Showing posts with label Lehrer. Show all posts
Showing posts with label Lehrer. Show all posts

Tuesday, June 20, 2006

The Folk Song Army

Gerard Henderson in today's SMH has made me think of Tom Lehrer's comic piece The Folk Song Army in which there is a refrain;

Remember the war against Franco?
That's the kind where each of us belongs,
Though he may have won all the battles,
We had all the good songs.

Henderson's thesis is that the outrage over recent ABC Board appointments was misplaced because rather than changing the ABC all it does is has the effect of taking a critic out of the debate.

I happen to agree with him on the outrage being misplaced, but not for the same reasons. More people need to recognise that the Boards or Commissions appointed by Governments first and foremost have to address their establishing legislation, and much of their actions and activity are reflective of it.
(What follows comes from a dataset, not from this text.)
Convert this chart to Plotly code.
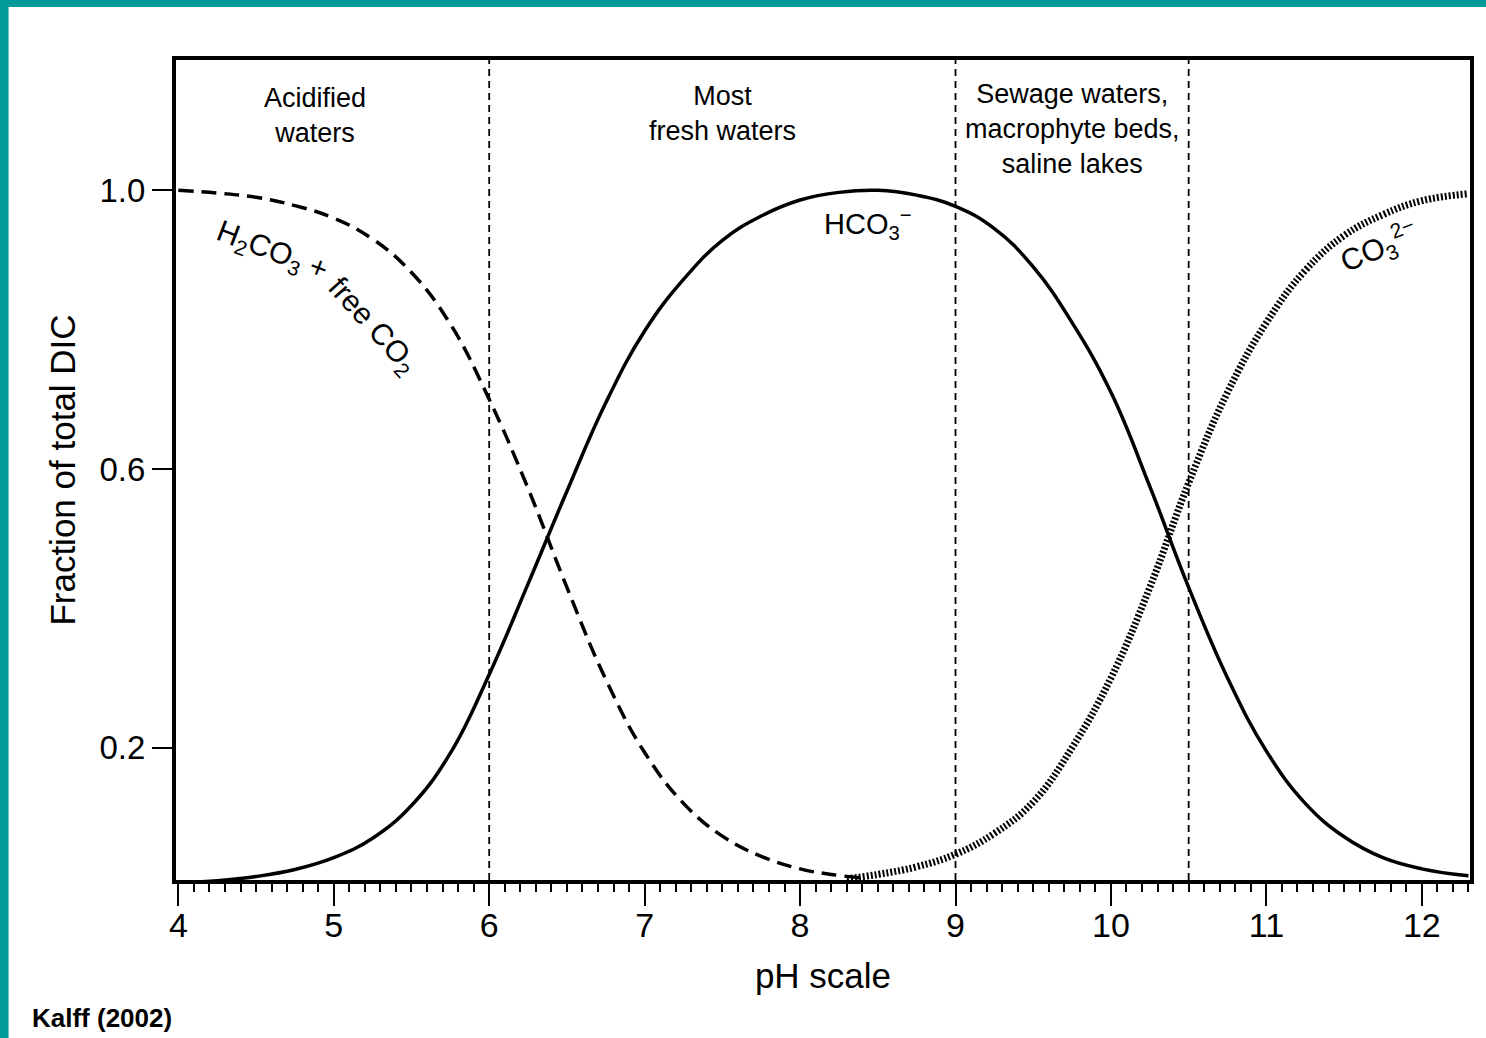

As a consequence, merely changing the Board doesn't change the "governance" of the ABC.

In addition there is a simple piece of behavioural theory to understand. People repeatedly do things that get "reinforced". An ABC Board member battling the management gets no reinforcement from anyone as it is a private battle, a Board member supporting management gets reinforced and thanked in every contact with the organisation.

However, there is another part of the Henderson thesis, "The fact is that there are few articulate conservatives in Australia and certainly fewer, per capita, than in the United States or Britain. The phenomenon goes back to the Robert Menzies era, when the Coalition won elections while the left dominated the cultural debate."

On this I cannot agree. In fact there seem to be far more printed pages by the "conservatives" - at least the economic "neo-cons" - than by any left/progressive or other like cause. Policy and Quadrant, the column inches devoted to the IPA and CIS staff, the voluminous issues from the BCA and Mr Henderson himself.

More importantly this ongoing perception that "the left" has control of the "cultural institutions" or "the opinionators" or "the elites" is strange - because if these people were as influential as they are claimed to be this should be a country which is a rabid hotbed of collectivism and social experiment. Instead we remain a highly conservative society that has four times elected the most conservative leader in the history of Australia. If that is the consequence of a "left intelligensia" then surely the conservatives want more of it.

What is the benefit to the left if it has the good songs (the articulate left?) if it is losing the battles?